— Start THE RECORDS —

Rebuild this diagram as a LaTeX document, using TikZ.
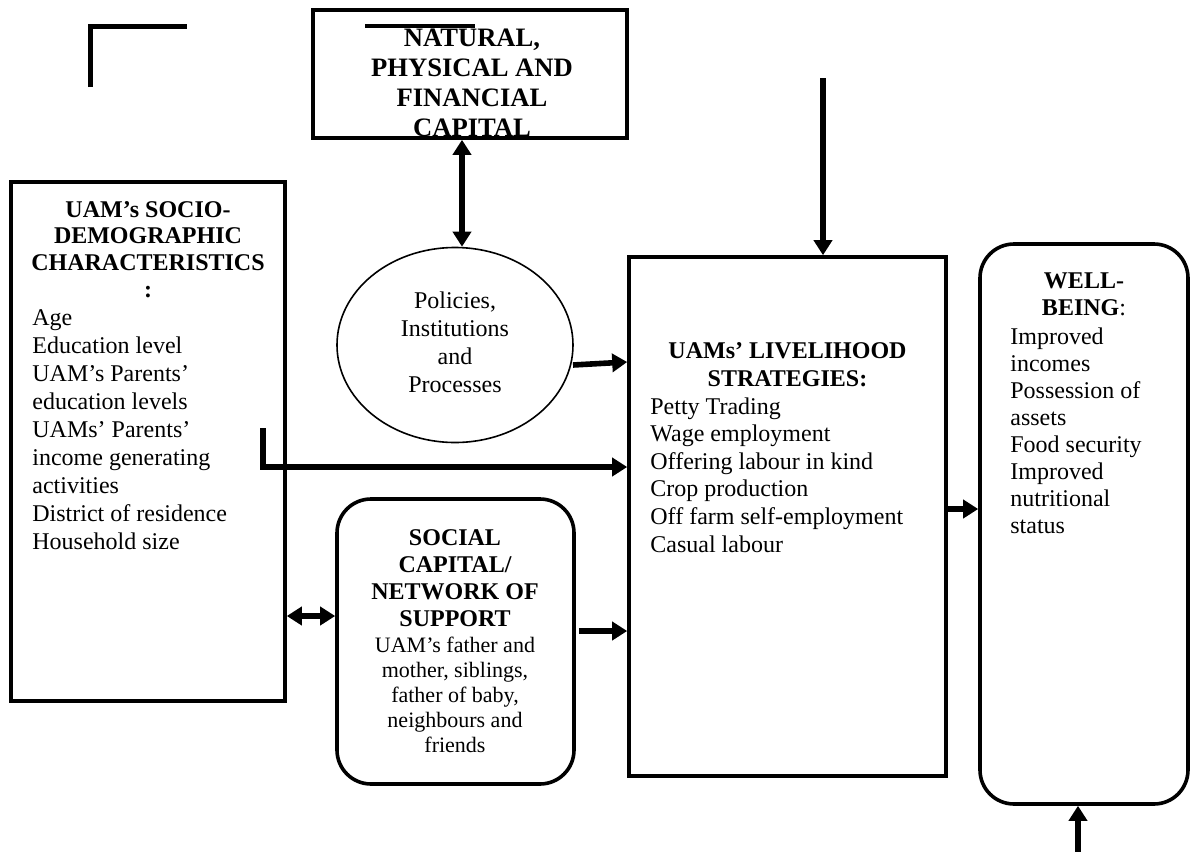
\documentclass[tikz,border=0pt]{standalone}
\usepackage{fontspec}
\setmainfont{Liberation Serif}
\usetikzlibrary{arrows.meta,shapes.geometric,calc}
\begin{document}
\begin{tikzpicture}[x=0.5pt,y=-0.5pt,
  boxline/.style={draw,line width=1.8pt,inner sep=0pt},
  rbox/.style={boxline,rounded corners=17pt},
  arr/.style={line width=2.8pt,-{Triangle[length=7.5pt,width=9pt]}},
  dblarr/.style={line width=2.8pt,{Triangle[length=7.5pt,width=9pt]}-{Triangle[length=7.5pt,width=9pt]}},
  stray/.style={line width=2.5pt},
  bhead/.style={font=\bfseries\fontsize{12}{13.3}\selectfont,align=center,inner sep=0pt,anchor=north},
  rlist/.style={font=\fontsize{12}{14}\selectfont,align=left,inner sep=0pt,anchor=north west}]
\useasboundingbox (0,0) rectangle (1191,852);

% stray marks
\coordinate (m1) at (90,87);
\coordinate (m2) at (90,26);
\coordinate (m3) at (187,26);
\draw[stray] (m1) -- (m2) -- (m3);

% top box
\node[boxline,minimum width=157pt,minimum height=64pt] (top) at (470,74) {};
\node[font=\bfseries\fontsize{13.3}{15}\selectfont,align=center,inner sep=0pt,anchor=north] (toptxt) at (472,29)
  {NATURAL,\\PHYSICAL AND\\FINANCIAL\\CAPITAL};
\coordinate (o1) at (365,26);
\coordinate (o2) at (475,26);
\draw[line width=2pt] (o1) -- (o2);

% left box
\node[boxline,minimum width=137pt,minimum height=259.5pt] (left) at (148,441.5) {};
\node[bhead,font=\bfseries\fontsize{12}{13.3}\selectfont] (lefthead) at (148,201)
  {UAM’s SOCIO-\\DEMOGRAPHIC\\CHARACTERISTICS\\:};
\node[rlist] (leftlist) at (32,309)
  {Age\\Education level\\UAM’s Parents’\\education levels\\UAMs’ Parents’\\income generating\\activities\\District of residence\\Household size};

% ellipse
\node[draw,ellipse,line width=0.8pt,minimum width=118pt,minimum height=97.5pt,inner sep=0pt] (ell) at (455,345) {};
\node[font=\fontsize{12}{14}\selectfont,align=center,inner sep=0pt,anchor=north] (elltxt) at (455,291)
  {Policies,\\Institutions\\and\\Processes};

% social capital box
\node[rbox,minimum width=118.5pt,minimum height=142.5pt] (soc) at (455.5,641.5) {};
\node[bhead,font=\bfseries\fontsize{12}{13.5}\selectfont] (sochead) at (455,529)
  {SOCIAL\\CAPITAL/\\NETWORK OF\\SUPPORT};
\node[font=\fontsize{11}{12.5}\selectfont,align=center,inner sep=0pt,anchor=north] (soclist) at (455,637)
  {UAM’s father and\\mother, siblings,\\father of baby,\\neighbours and\\friends};

% livelihood box
\node[boxline,minimum width=158.5pt,minimum height=259.5pt] (live) at (787.5,516.5) {};
\node[bhead,font=\bfseries\fontsize{12}{14}\selectfont] (livehead) at (787.5,342)
  {UAMs’ LIVELIHOOD\\STRATEGIES:};
\node[rlist,font=\fontsize{12}{13.8}\selectfont] (livelist) at (650,397)
  {Petty Trading\\Wage employment\\Offering labour in kind\\Crop production\\Off farm self-employment\\Casual labour};

% well-being box
\node[rbox,minimum width=104pt,minimum height=280pt] (well) at (1084,524) {};
\node[bhead,font=\bfseries\fontsize{12}{13.5}\selectfont] (wellhead) at (1084,272)
  {WELL-\\BEING\textmd{:}};
\node[rlist,font=\fontsize{12}{13.5}\selectfont] (welllist) at (1010,327)
  {Improved\\incomes\\Possession of\\assets\\Food security\\Improved\\nutritional\\status};

% connectors
\coordinate (cx1) at (462,0);
\draw[dblarr] (top.south -| cx1) -- (ell.north -| cx1);

\coordinate (ts) at (823,78);
\draw[arr] (ts) -- (live.north -| ts);

\coordinate (e1) at (573,365);
\coordinate (e2) at (0,362);
\draw[arr] (e1) -- (live.west |- e2);

\coordinate (ls) at (263,428);
\coordinate (lc) at (263,467);
\draw[line width=2.8pt,-{Triangle[length=7.5pt,width=9pt]}] (ls) -- (lc) -- (live.west |- lc);

\coordinate (d1) at (0,616);
\draw[dblarr] (left.east |- d1) -- (soc.west |- d1);

\coordinate (s1) at (0,631);
\draw[arr] ([xshift=1.5pt]soc.east |- s1) -- (live.west |- s1);

\coordinate (w1) at (0,509);
\draw[arr] (live.east |- w1) -- (well.west |- w1);

\coordinate (bs) at (1078,852);
\draw[arr] (bs) -- (well.south -| bs);
\end{tikzpicture}
\end{document}
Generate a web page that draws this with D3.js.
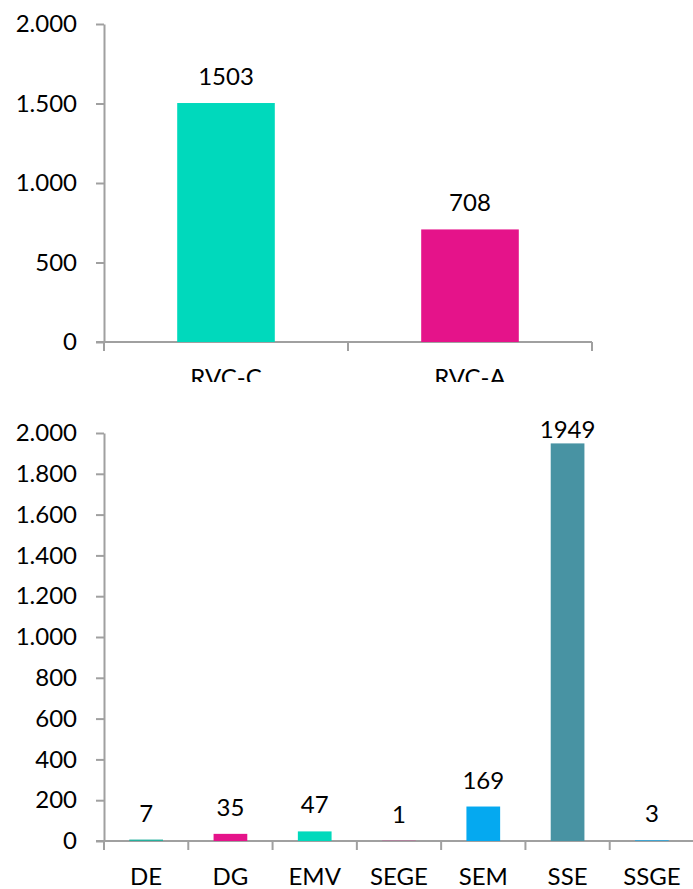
<!DOCTYPE html>
<html>
<head>
<meta charset="utf-8">
<script src="https://cdn.jsdelivr.net/npm/d3@7"></script>
<style>
    body { margin: 0; background: #fff; }
    text { font-family: Lato, "Open Sans", sans-serif; fill: #000; }
    .axis-line { stroke: #a0a0a0; stroke-width: 2; fill: none; }
</style>
</head>
<body>
<script>
// top chart data
var topCategories = ['RVC-C', 'RVC-A'];
var topValues = [1503, 708];
var topColors = ['#00d9bc', '#e5138a'];
var topTicks = [0, 500, 1000, 1500, 2000];

// bottom chart data
var bottomCategories = ['DE', 'DG', 'EMV', 'SEGE', 'SEM', 'SSE', 'SSGE'];
var bottomValues = [7, 35, 47, 1, 169, 1949, 3];
var bottomColors = ['#26b09d', '#e5138a', '#00d9bc', '#e5138a', '#05a9f0', '#4893a3', '#05a9f0'];
var bottomTicks = [0, 200, 400, 600, 800, 1000, 1200, 1400, 1600, 1800, 2000];

var locale = d3.formatLocale({ decimal: ',', thousands: '.', grouping: [3], currency: ['', ''] });
var fmt = locale.format(',');

var width = 693, height = 889;
var svg = d3.select('body').append('svg')
    .attr('width', width)
    .attr('height', height);

svg.append('defs').append('clipPath')
    .attr('id', 'clip-top')
    .append('rect')
    .attr('x', 0).attr('y', 0)
    .attr('width', width).attr('height', 382);

drawChart({
    g: svg.append('g').attr('clip-path', 'url(#clip-top)'),
    categories: topCategories,
    values: topValues,
    colors: topColors,
    ticks: topTicks,
    left: 104, right: 592, top: 24, bottom: 342,
    axisEnd: 592,
    labelMinY: 0
});

drawChart({
    g: svg.append('g'),
    categories: bottomCategories,
    values: bottomValues,
    colors: bottomColors,
    ticks: bottomTicks,
    left: 104, right: 694, top: 433, bottom: 841,
    axisEnd: 700,
    labelMinY: 438
});

function drawChart(opt) {
    var g = opt.g;
    var x = d3.scaleBand()
        .domain(opt.categories)
        .range([opt.left, opt.right])
        .padding(0);
    var y = d3.scaleLinear()
        .domain([0, d3.max(opt.ticks)])
        .range([opt.bottom, opt.top]);

    // y axis
    var yAxis = d3.axisLeft(y)
        .tickValues(opt.ticks)
        .tickFormat(fmt)
        .tickSize(8)
        .tickSizeOuter(0)
        .tickPadding(19);
    var yg = g.append('g')
        .attr('transform', 'translate(' + opt.left + ',0)')
        .call(yAxis);
    yg.select('.domain').attr('stroke', '#a0a0a0').attr('stroke-width', 2);
    yg.selectAll('.tick line').attr('stroke', '#a0a0a0').attr('stroke-width', 2);
    yg.selectAll('.tick text').attr('font-size', 24).attr('fill', '#000')
        .style('font-family', 'Lato, sans-serif');

    // x axis line
    g.append('line')
        .attr('class', 'axis-line')
        .attr('x1', opt.left - 8).attr('x2', opt.axisEnd)
        .attr('y1', opt.bottom).attr('y2', opt.bottom);

    // ticks at band boundaries
    var bounds = opt.categories.map(c => x(c));
    bounds.push(opt.right);
    g.selectAll('.xtick')
        .data(bounds)
        .enter().append('line')
        .attr('class', 'axis-line xtick')
        .attr('x1', d => d).attr('x2', d => d)
        .attr('y1', opt.bottom).attr('y2', opt.bottom + 9);

    // category labels
    var xAxis = d3.axisBottom(x).tickSize(0).tickPadding(27);
    var xg = g.append('g')
        .attr('transform', 'translate(0,' + opt.bottom + ')')
        .call(xAxis);
    xg.select('.domain').remove();
    xg.selectAll('.tick text').attr('font-size', 24).attr('fill', '#000')
        .style('font-family', 'Lato, sans-serif');

    var barW = x.bandwidth() * 0.4;

    // bars
    g.selectAll('.bar')
        .data(opt.values)
        .enter().append('rect')
        .attr('class', 'bar')
        .attr('x', (d, i) => x(opt.categories[i]) + (x.bandwidth() - barW) / 2)
        .attr('y', d => y(d))
        .attr('width', barW)
        .attr('height', d => opt.bottom - y(d))
        .attr('fill', (d, i) => opt.colors[i]);

    // value labels
    g.selectAll('.value-label')
        .data(opt.values)
        .enter().append('text')
        .attr('class', 'value-label')
        .attr('x', (d, i) => x(opt.categories[i]) + x.bandwidth() / 2)
        .attr('y', d => Math.max(y(d) - 18, opt.labelMinY))
        .attr('text-anchor', 'middle')
        .attr('font-size', 24)
        .text(d => d);
}
</script>
</body>
</html>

— End THE RECORDS —

Copy each line above containing the string "this".

Rebuild this diagram as a LaTeX document, using TikZ.
Generate a web page that draws this with D3.js.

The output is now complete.